The 34th chapter of Ezekiel is a prophecy. Prophecies typically are a statement of intent on the part of God — an expression of his judgments to come in connection with a significant accomplishment in the outworking of his purpose.
While the prophecy of Ezekiel is primarily addressed to “Israel,” in reality it is directed to Christians. And more specifically, in the 34th chapter of Ezekiel God speaks directly to those who are shepherds over his sheep at a specific point in time.
Furthermore, that point in time — the occasion when God’s words become reality — is when Jesus returns and becomes the shepherd of God’s lost sheep, during the “days of clouds and thick gloom.” (vs 12)
We know this to be true since Jesus is called the “son of David” — being an heir of the throne that God originally covenanted with the literal shepherd, David. Ezekiel 34:23-24 states: “I will raise up one shepherd over them, my servant David, and he will feed them. He himself will feed them and become their shepherd. And I, Jehovah, will become their God, and my servant David a chieftain among them. I myself, Jehovah, have spoken.”
But who might these shepherds correspond to in reality? The Watchtower’s Daily Text and the article upon which it is based certainly implies that the shepherds are the elders who oversee the Christian Congregation of Jehovah’s Witnesses. And that is a sensible. However, you might be surprised, even shocked, to know that the Watchtower does not teach that. Well, that is only partially true. They do and they don’t. Actually, they retain two totally different interpretations that they use to suit their purpose.

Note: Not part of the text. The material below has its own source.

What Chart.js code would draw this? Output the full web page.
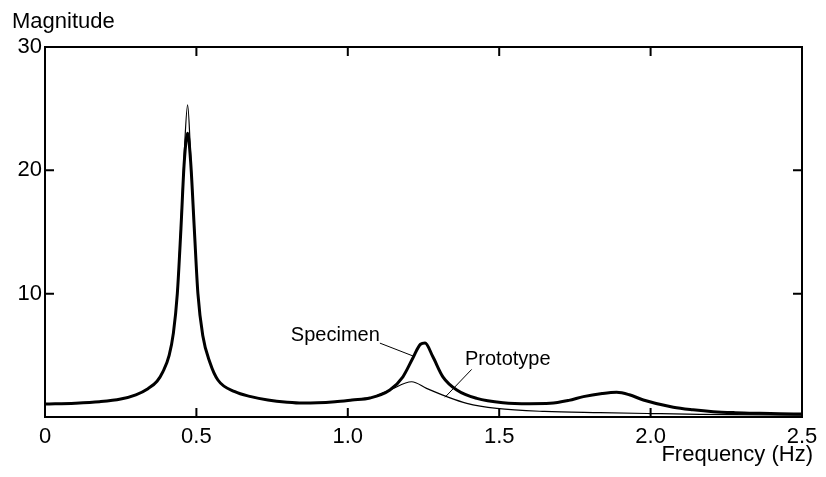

Consider what the September 15th, 1988, Watchtower has to say in the article entitled: “They Will Have to Know that I Am Jehovah”:
In a message to Ezekiel after Jerusalem’s fall, Jehovah condemned profaners of His holy name, the governmental “shepherds of Israel.” How well those words fit the rulers of Christendom! (Read Ezekiel 34:1-6.) Unlike the Fine Shepherd, Jesus Christ, Christendom’s political rulers fatten themselves materially off the “sheep.” But as God delivered his sheep by stripping selfish shepherds of rulership when Judah was desolated, so he will again deliver his sheep by depriving Christendom’s rulers of their authority during the “great tribulation.”
Going back to the publication of the book entitled The Nations Shall Know that I Am Jehovah (1971) Bethel has taught that the shepherds of Jehovah’s sheep are the rulers of Christendom — specifically, the political rulers, which the Watchtower dubs “governmental shepherds.”
The reason Fred Franz (Bethel’s former chief interpreter of prophecy) felt compelled to fabricate the absurd notion that Jehovah entrusted his precious sheep to the care of the political tyrants of this world is for the obvious reason that Jehovah condemns his shepherds for not properly caring for his sheep. Not only that, the prophecy reveals that God intends to relieve such shepherds of their duty to oversee his sheep and appoint “David” to regather all his scattered sheep.
Because Franz was most intent on fortifying the 1914 myth, he was obviously compelled to concoct an interpretation that the appointment of “David” occurred in 1914 and the lost sheep have since come under his care by being shepherded into the Watchtower’s holding pen. And because the prophecy goes on to say that Jehovah will cause the injurious wild beasts to stop preying upon his sheep, the Watchtower has been obliged to peddle the blasphemous notion that Jehovah’s Witnesses reside in a predator-free spiritual paradise.
In reality, Jesus did not assume the Kingdom in 1914. His coming is in the future; albeit, in the immediate future. His coming will be marked most notably by nation rising against nation, kingdom against kingdom, and all the rest.
Because Jehovah’s Witnesses are absolutely convinced that the sign of Christ’s presence is old news, and the elders appointed by Bethel will absolutely crush any of Jehovah’s Witnesses who doubt the 1914 line, all of Jehovah’s Witnesses are due to be stumbled, scattered and lost to the wilderness, when the Watchtower’s whitewashed wall comes crashing down. And the elders, the shepherds whom God has appointed, will be powerless to recover Jehovah’s lost sheep. This is to occur in the immediate days ahead, during the days of clouds and thick gloom.
If you are one of Jehovah’s Witnesses, why not ask an elder in your congregation why the Watchtower has two separate interpretations of the 34th chapter of Ezekiel? Perhaps ask them why God would expect tyrants like Hitler, for example, to care for and feed his sheep? Or if you are especially bold and really want to shake them up, why not write to Bethel and ask them to explain the contradiction? Of course, they will not. What they will do is forward your letter to your own elders to have them counsel you. But that might be the best way to get them to think. Time is short.